In the 1920s, a perceived degeneration in the moral fiber of America was linked to Darwin's theory of evolution. For example, a supporter of fundamentalist orator William Jennings Bryan commented in 1923, "Ramming poison down the throats of our children is nothing compared with damning their souls with the teaching of evolution" (in Cowen 1986, p. 8). Fundamentalists rallied to check the moral decline by removing evolution from the public schools. In 1923, Oklahoma passed a bill offering free textbooks to public schools on the condition that neither the teachers nor the textbooks mentioned evolution, and Florida went even further by passing an antievolution law. In 1925, the Butler Act, which made it "unlawful for any teacher in any of the Universities, Normals and all other public schools of the state ... to teach any theory that denies the story of the Divine Creation of man as taught in the Bible, and to teach instead that man has descended from a lower order of animals" (in Gould 1983a, p. 264), was passed by the Tennessee legislature. This act was viewed as an obvious violation of civil liberties and resulted in the famous 1925 Scopes "Monkey Trial," which has been well documented by Douglas Futuyma (1983), Gould (1983a), Dorothy Nelkin (1982), and Michael Ruse (1982).

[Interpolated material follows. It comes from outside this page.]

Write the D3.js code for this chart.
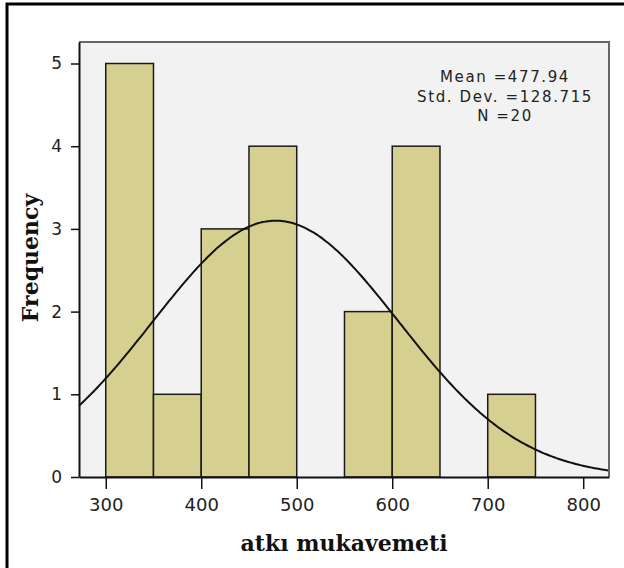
<!DOCTYPE html>
<html lang="tr">
<head>
<meta charset="UTF-8">
<title>atkı mukavemeti histogram</title>
<style>
    body { margin: 0; background: #fff; }
    svg { display: block; }
</style>
</head>
<body>
<svg id="chart" width="624" height="568"></svg>
<script src="https://d3js.org/d3.v7.min.js"></script>
<script>

    // histogram data (bin starts, width 50)
    var binStarts = [300, 350, 400, 450, 500, 550, 600, 650, 700];
    var counts = [5, 1, 3, 4, 0, 2, 4, 0, 1];
    var binWidth = 50;

    var xTicks = [300, 400, 500, 600, 700, 800];
    var yTicks = [0, 1, 2, 3, 4, 5];

    // stats shown in the box
    var mean = 477.94, stdDev = 128.715, n = 20;
    var statLines = ["Mean =477.94", "Std. Dev. =128.715", "N =20"];

    var svg = d3.select("#chart"),
        pLeft = 79, pRight = 609, pTop = 42, pBottom = 477;

    var x = d3.scaleLinear().domain([272, 827]).range([pLeft, pRight]),
        y = d3.scaleLinear().domain([0, 5.26]).range([pBottom, pTop]);

    // page frame (left + top edges only)
    svg.append("path")
        .attr("d", "M7,568 V4 H624")
        .attr("fill", "none")
        .attr("stroke", "#000")
        .attr("stroke-width", 3);

    // plot background
    svg.append("rect")
        .attr("x", pLeft).attr("y", pTop)
        .attr("width", pRight - pLeft).attr("height", pBottom - pTop)
        .attr("fill", "#f2f2f2");

    // bars
    var bins = binStarts.map(function (s, i) { return {x0: s, x1: s + binWidth, count: counts[i]}; })
        .filter(function (d) { return d.count > 0; });

    svg.append("g").selectAll("rect")
        .data(bins)
        .join("rect")
        .attr("x", function (d) { return x(d.x0); })
        .attr("y", function (d) { return y(d.count); })
        .attr("width", function (d) { return x(d.x1) - x(d.x0); })
        .attr("height", function (d) { return y(0) - y(d.count); })
        .attr("fill", "#d5d090")
        .attr("stroke", "#1a1a1a")
        .attr("stroke-width", 1.5);

    // normal curve from the shown mean / sd, scaled to counts
    var scale = n * binWidth / (stdDev * Math.sqrt(2 * Math.PI));
    var curveX = d3.range(272, 827.5, 2.5);
    var line = d3.line()
        .x(function (v) { return x(v); })
        .y(function (v) { return y(scale * Math.exp(-0.5 * Math.pow((v - mean) / stdDev, 2))); })
        .curve(d3.curveBasis);

    svg.append("path")
        .datum(curveX)
        .attr("d", line)
        .attr("fill", "none")
        .attr("stroke", "#111")
        .attr("stroke-width", 2);

    // top / right frame
    svg.append("path")
        .attr("d", "M" + pLeft + "," + pTop + " H" + pRight + " V" + pBottom)
        .attr("fill", "none")
        .attr("stroke", "#666")
        .attr("stroke-width", 2);

    // axes
    var xAxis = svg.append("g")
        .attr("transform", "translate(0," + pBottom + ")")
        .call(d3.axisBottom(x).tickValues(xTicks).tickSize(12).tickPadding(9).tickSizeOuter(0));

    var yAxis = svg.append("g")
        .attr("transform", "translate(" + pLeft + ",0)")
        .call(d3.axisLeft(y).tickValues(yTicks).tickFormat(d3.format("d"))
            .tickSize(8).tickPadding(9).tickSizeOuter(0));

    [xAxis, yAxis].forEach(function (g) {
        g.select(".domain").attr("stroke", "#111").attr("stroke-width", 2);
        g.selectAll(".tick line").attr("stroke", "#111").attr("stroke-width", 1.5);
        g.selectAll("text")
            .attr("fill", "#222")
            .style("font-family", "'DejaVu Sans', sans-serif");
    });
    xAxis.selectAll("text").style("font-size", "18px");
    yAxis.selectAll("text").style("font-size", "17px");

    // stats box text
    svg.append("g").selectAll("text")
        .data(statLines)
        .join("text")
        .attr("x", 505)
        .attr("y", function (d, i) { return 82 + i * 19.5; })
        .attr("text-anchor", "middle")
        .style("font-family", "'DejaVu Sans', sans-serif")
        .style("font-size", "15px")
        .style("letter-spacing", "1.6px")
        .attr("fill", "#222")
        .text(function (d) { return d; });

    // axis titles
    svg.append("text")
        .attr("transform", "translate(38,258) rotate(-90)")
        .attr("text-anchor", "middle")
        .style("font-family", "'DejaVu Serif', serif")
        .style("font-weight", "bold")
        .style("font-size", "22px")
        .attr("fill", "#111")
        .text("Frequency");

    svg.append("text")
        .attr("x", 344)
        .attr("y", 551)
        .attr("text-anchor", "middle")
        .style("font-family", "'DejaVu Serif', serif")
        .style("font-weight", "bold")
        .style("font-size", "22px")
        .attr("fill", "#111")
        .text("atkı mukavemeti");

</script>
</body>
</html>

John T Scopes was a substitute teacher who volunteered to provide the test case by which the American Civil Liberties Union (ACLU) could challenge Tennessee's antievolution law. The ACLU intended to take the case all the way to the U.S. Supreme Court, if necessary. Clarence Darrow, the most famous defense attorney of the day, provided legal counsel for Scopes, and William Jennings Bryan, three-time presidential candidate and known voice of biblical fundamentalism, served as defender of the faith for the prosecution. The trial was labeled the "trial of the century," and the hoopla surrounding it was intense; it was, for example, the first trial in history for which daily updates were broadcast by radio. The two giants pontificated for days, but in the end Scopes was found guilty and fined $100 by Judge Raulston (Scopes did, indeed, break the law). Because of a little-known catch in Tennessee law, which required all fines above $50 to be set by a jury, not a judge, the court overturned Scopes's conviction, leaving the defense nothing to appeal. It never was taken to the U.S. Supreme Court, and the law stood on the books until 1967.

Most people think that Scopes, Darrow, and the scientific community scored a great victory in Tennessee. H. L. Mencken, covering the trial for the
Baltimore Sun,
summarized it and Bryan this way: "Once he had one leg in the White House and the nation trembled under his roars. Now he is a tinpot pope in the Coca-Cola belt and a brother to the forlorn pastors who belabor half-wits in galvanized iron tabernacles behind the railroad yards. ... It is a tragedy, indeed, to begin life as a hero and to end it as a buffoon" (in Gould 1983a, p. 277). But, in fact, there was no victory for evolution. Bryan died a few days after the trial ended, but he had the last laugh, as the controversy stirred by the trial made others, particularly textbook publishers and state boards of education, reluctant to deal with the theory of evolution in any manner. Judith Grabiner and Peter Miller (1974) compared high school textbooks before and after the trial: "Believing that they had won in the forum of public opinion, the evolutionists of the late 1920s in fact lost on their original battleground— teaching of evolution in the high schools—as judged by the content of the average high school biology textbooks [which] declined after the Scopes trial." A trial that seems comical in retrospect was really a tragedy, as Mencken concluded: "Let no one mistake it for comedy, farcical though it may be in all its details. It serves notice on the country that Neanderthal man is organizing in these forlorn backwaters of the land, led by a fanatic, rid of sense and devoid of conscience. Tennessee, challenging him too timorously and too late, now sees its courts converted into camp meetings and its Bill of Rights made a mock of by its sworn officers of the law" (in Gould 1983a, pp. 277-278).